Industry-level GDP data for Manitoba from 2024 can provide insights into how the trade war and drought will spill over into the rest of the economy. Vehicles, parts, machines and mechanical appliances, and metals are interwoven with manufacturing, transport and storage, and wholesale/resale trade. Together, these industries accounted for 25.7 per cent of GDP in 2024. Agriculture and utilities (Manitoba Hydro)—both impacted by droughts and tariffs—accounted for 4.7 per cent and 3 per cent of GDP in 2024. Utilities were more affected by drought than tariffs (as we saw in the trade data and Manitoba Hydro reports), while agriculture may decline in 2025 due to reduced trade with the U.S. and China; despite the increase in output. In total, 33.4 per cent of Manitoba’s 2024 GDP was directly exposed to tariffs and/or drought. Another factor to consider is that Manitoba trades more interprovincially than internationally, especially with Ontario. As a result, the key industries, outlined above, will feel the pinch (or double pinch) of the decline in economic activity in Ontario and Quebec, adding yet more downward pressure on output.
Finally, Manitoba’s labour market performed well in 2025—better than the national average and much better than Ontario. While the unemployment rate rose to 5.9 per cent, it remained well below the national average and almost 2 percentage points lower than Ontario’s. The relative strength of the labour market can partially explain why real GDP forecasts for 2025 were revised upwards from 1.1 per cent in October, 2025 to 1.6 per cent in January, 2026. That revision is a testament to Manitoba’s economic resilience.
The year ahead
It is not an exaggeration to say that the CUSMA review in July could make or break the economy in 2026 and beyond. The agreement could be extended to 2042, renegotiated with varying degrees of revision, abandoned or deferred for review in 2027. The best-case scenario would see an extension or minimal revisions. The worst-case scenario is for the agreement to be abandoned. While postponement may seem neutral, it will only prolong the uncertainty that weighed on the Canadian and Manitoban economies in 2025.

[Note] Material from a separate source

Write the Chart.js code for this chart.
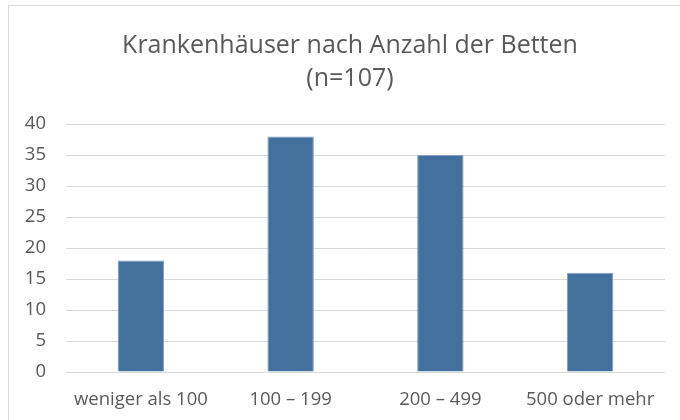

There are, however, glimmers of stability. The Supreme Court of the U.S. struck down the 25 per cent tariffs on non-CUSMA goods, while the tariffs on lumber and metals are still in place. In response to the ruling, 10 per cent tariffs on all imports (non-CUSMA for Canada) were introduced using a different mechanism, but these tariffs have to be renewed by congress after 150 days. Beyond the trade war, slower population growth will temper consumption but ease pressure on housing and public services. Interest rates are expected to remain stable at 2.25 per cent in 2026, barring large movements in inflation, employment, and/or GDP.
Provincially, eyes are on the 2026 Manitoba budget, which will be written with the federal budget already in hand. Weather will play a key role this year as well, where normal levels of precipitation would help farmers and Manitoba Hydro alike. Progress is also expected on redeveloping the Port of Churchill where a multiparty memorandum of understanding (MOU) was signed in January of 2026. In addition, Manitoba and Winnipeg will receive a boost from the increase in defence spending outlined in the federal budget. In 2023, the Department of National Defence spent $465 million in Manitoba. With defence spending set to double from 1 per cent to 2 per cent of GDP, Manitoba could see over $1 billion in expenditure in 2026.
In Winnipeg, the revitalization of the downtown core will continue, and a new development will be added to the Winnipeg Richardson International Airport (details pending). Overall, the fate of the local economy will depend on the CUSMA review, climate conditions and broader provincial performance. Though 2025 was anything but boring, I think most people would welcome a rather uneventful year in 2026—myself included.